Skin care, with sales in excess of $13.5 billion, accounts for more than 40% of Japan’s sales in cosmetics and toiletries. With year-on-year growth averaging almost 4% since 2000, it also is among the fastest moving sectors in the market. Although skin care has been entrenched in the beauty regime of Japanese women for many years—especially the three-step routine of cleansing, toning and moisturizing— manufacturers have employed numerous strategies to eke out growth.

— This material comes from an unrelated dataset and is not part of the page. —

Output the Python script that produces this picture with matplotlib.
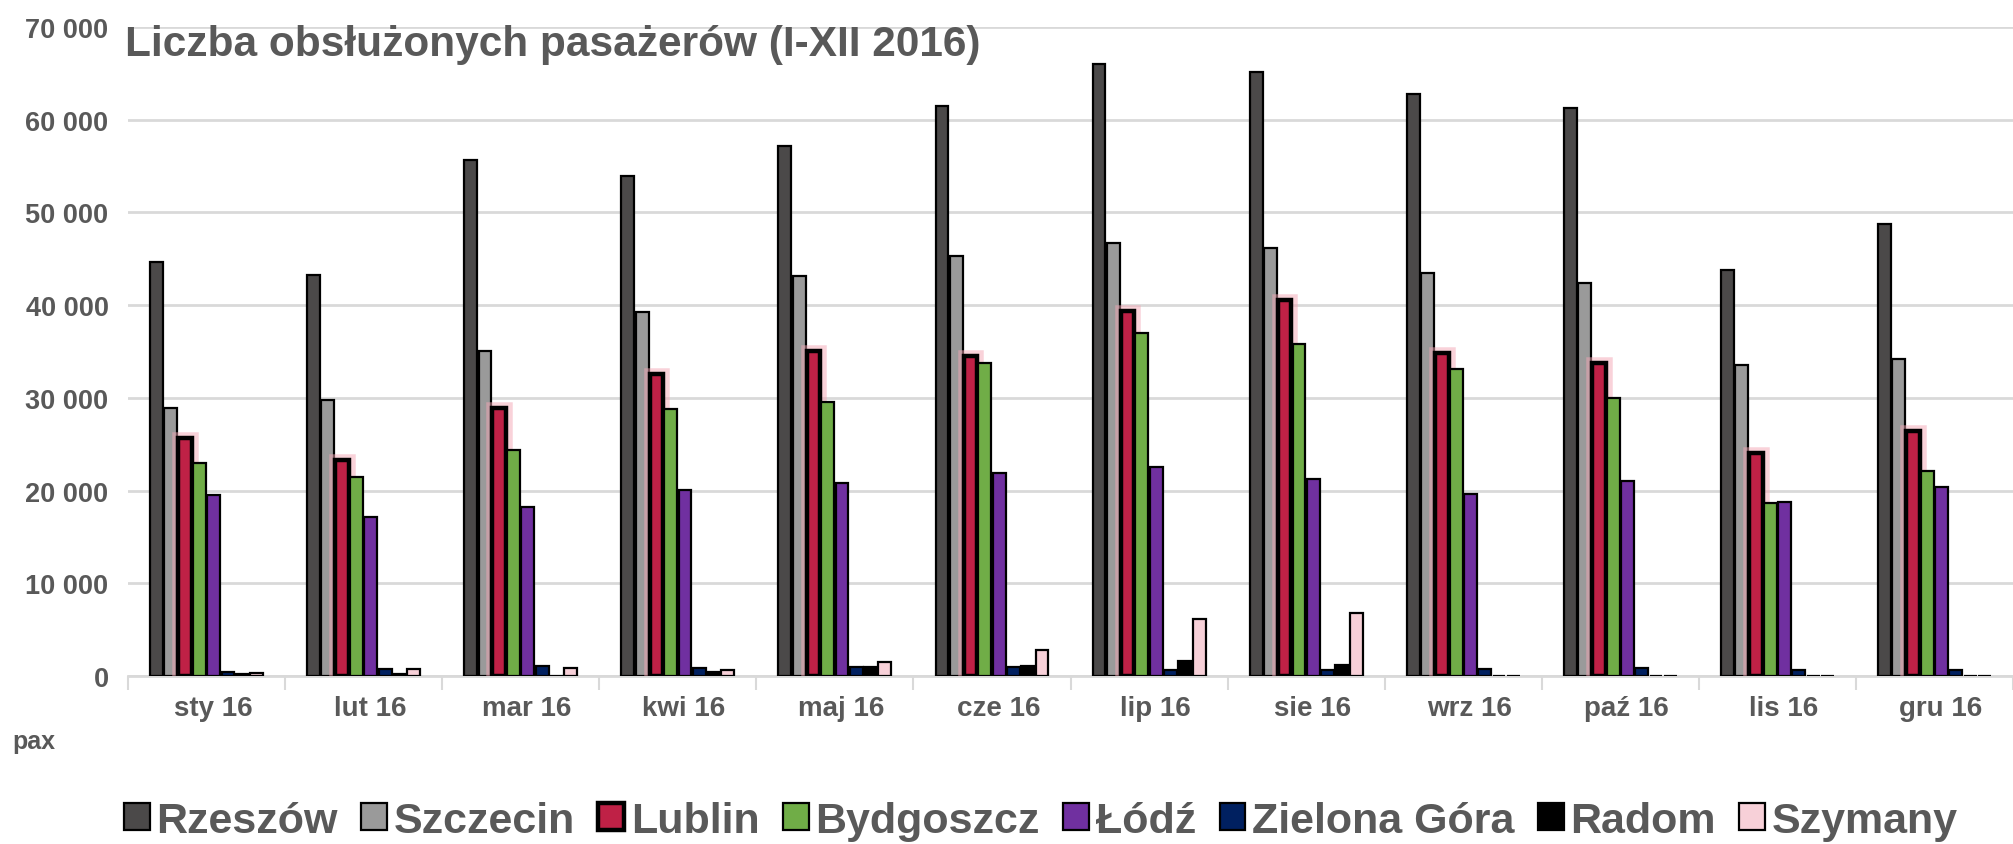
import numpy as np
import matplotlib
matplotlib.use("Agg")
import matplotlib.pyplot as plt
import matplotlib.patheffects as pe
from matplotlib.ticker import FuncFormatter

plt.rcParams['font.family'] = ['Liberation Sans', 'DejaVu Sans']
plt.rcParams['font.weight'] = 'bold'

months = ['sty 16', 'lut 16', 'mar 16', 'kwi 16', 'maj 16', 'cze 16',
          'lip 16', 'sie 16', 'wrz 16', 'paź 16', 'lis 16', 'gru 16']
airports = ['Rzeszów', 'Szczecin', 'Lublin', 'Bydgoszcz', 'Łódź',
            'Zielona Góra', 'Radom', 'Szymany']

rzeszow = [44700, 43300, 55600, 53900, 57200, 61500, 66000, 65100, 62800, 61300, 43800, 48800]
szczecin = [28900, 29800, 35000, 39300, 43100, 45300, 46700, 46200, 43500, 42400, 33500, 34200]
lublin = [25700, 23300, 28900, 32600, 35100, 34500, 39400, 40500, 34800, 33800, 24100, 26400]
bydgoszcz = [23000, 21500, 24400, 28800, 29600, 33800, 37000, 35800, 33100, 30000, 18700, 22100]
lodz = [19500, 17200, 18200, 20100, 20800, 21900, 22500, 21300, 19600, 21000, 18800, 20400]
zielona_gora = [430, 720, 1080, 830, 930, 1020, 600, 700, 770, 890, 680, 600]
radom = [200, 200, 0, 430, 930, 1100, 1580, 1160, 0, 0, 0, 0]
szymany = [350, 720, 830, 610, 1530, 2790, 6200, 6800, 0, 0, 0, 0]

series = [rzeszow, szczecin, lublin, bydgoszcz, lodz, zielona_gora, radom, szymany]
colors = ['#4b4949', '#9a9a9a', '#bf2146', '#70ad47', '#7030a0', '#002060', '#000000', '#f7d0d8']

text_gray = '#595959'
grid_gray = '#d9d9d9'

fig = plt.figure(figsize=(20.13, 8.45), dpi=100)
ax = fig.add_axes([0.0636, 0.1988, 0.9364, 0.7681])

x = np.arange(len(months))
n = len(series)
width = 0.091
for i, (vals, col) in enumerate(zip(series, colors)):
    offs = (i - (n - 1) / 2) * width
    if airports[i] == 'Lublin':
        bars = ax.bar(x + offs, vals, width * 0.95, color=col, edgecolor='black',
                      linewidth=3.2, label=airports[i], zorder=3)
        for b in bars:
            b.set_path_effects([pe.Stroke(linewidth=9, foreground='#f4a6b5', alpha=0.5),
                                pe.Normal()])
    else:
        ax.bar(x + offs, vals, width * 0.9, color=col, edgecolor='black',
               linewidth=1.6, label=airports[i], zorder=3)

ax.set_ylim(0, 70000)
ax.set_xlim(-0.5, len(months) - 0.5)
ax.set_yticks(np.arange(0, 70001, 10000))
ax.yaxis.set_major_formatter(FuncFormatter(lambda v, p: f'{int(v):,}'.replace(',', ' ')))
ax.grid(axis='y', color=grid_gray, linewidth=2, zorder=0)
ax.set_axisbelow(True)

ax.set_xticks(x + 0.04)
ax.set_xticklabels(months)
ax.set_xticks(np.arange(-0.5, len(months)), minor=True)
ax.tick_params(axis='x', which='major', length=0, pad=14, labelsize=20, labelcolor=text_gray)
ax.tick_params(axis='x', which='minor', length=10, width=1.5, color=grid_gray)
ax.tick_params(axis='y', length=0, pad=14, labelsize=19.5, labelcolor=text_gray)

for s in ['top', 'right', 'left']:
    ax.spines[s].set_visible(False)
ax.spines['bottom'].set_color(grid_gray)
ax.spines['bottom'].set_linewidth(2)

fig.text(125 / 2013, 1 - 45 / 845, 'Liczba obsłużonych pasażerów (I-XII 2016)',
         fontsize=30.5, fontweight='bold', color=text_gray, va='center', ha='left')
fig.text(12 / 2013, 1 - 742 / 845, 'pax', fontsize=18, fontweight='bold',
         color=text_gray, va='center', ha='left')

leg = fig.legend(loc='center', bbox_to_anchor=(0.517, 1 - 822 / 845), ncol=8,
                 frameon=False, fontsize=31, handlelength=0.6, handleheight=0.6,
                 handletextpad=0.15, columnspacing=0.55)
for t in leg.get_texts():
    t.set_color(text_gray)
    t.set_fontweight('bold')
for h in leg.legend_handles:
    h.set_path_effects([])

fig.savefig('out.png', dpi=100)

In 2005, manufacturers responded to consumers needs by taking antiaging to the next level. Moving away from traditional concerns of fine lines and wrinkle prevention, both Shu Uemura and Kao took notes when respondents of a survey cited pore enlargement as a result of aging as a major worry. Both companies launched moisturizers to minimize this issue, and then expanded the properties to facial cleansers. Perhaps skin care companies could exploit the demand for antiaging products by introducing home peeling kits that promise professional results at a fraction of the time and cost required to undergo specialist treatment at the salon. These took the South Korean market by storm in 2005, and have potential for success in Japan—especially in terms of capturing the attention of the lucrative over-40 segment with its increased disposable income.
All players across cosmetics and toiletries need to take cultural factors into consideration in Japan. A well-known Japanese proverb states that “a fair complexion makes up seven deficits,” and although the growth of whitening products is starting to stabilize since the boom at the end of the 1990s, there is still a strong demand for whitening properties in skin care. Although body care in Japan is tiny relative to skin care, the launch of body care products that have a whitening function, such as Beiersdorf’s Nivea Body Vital Whitening, could be a key to driving growth.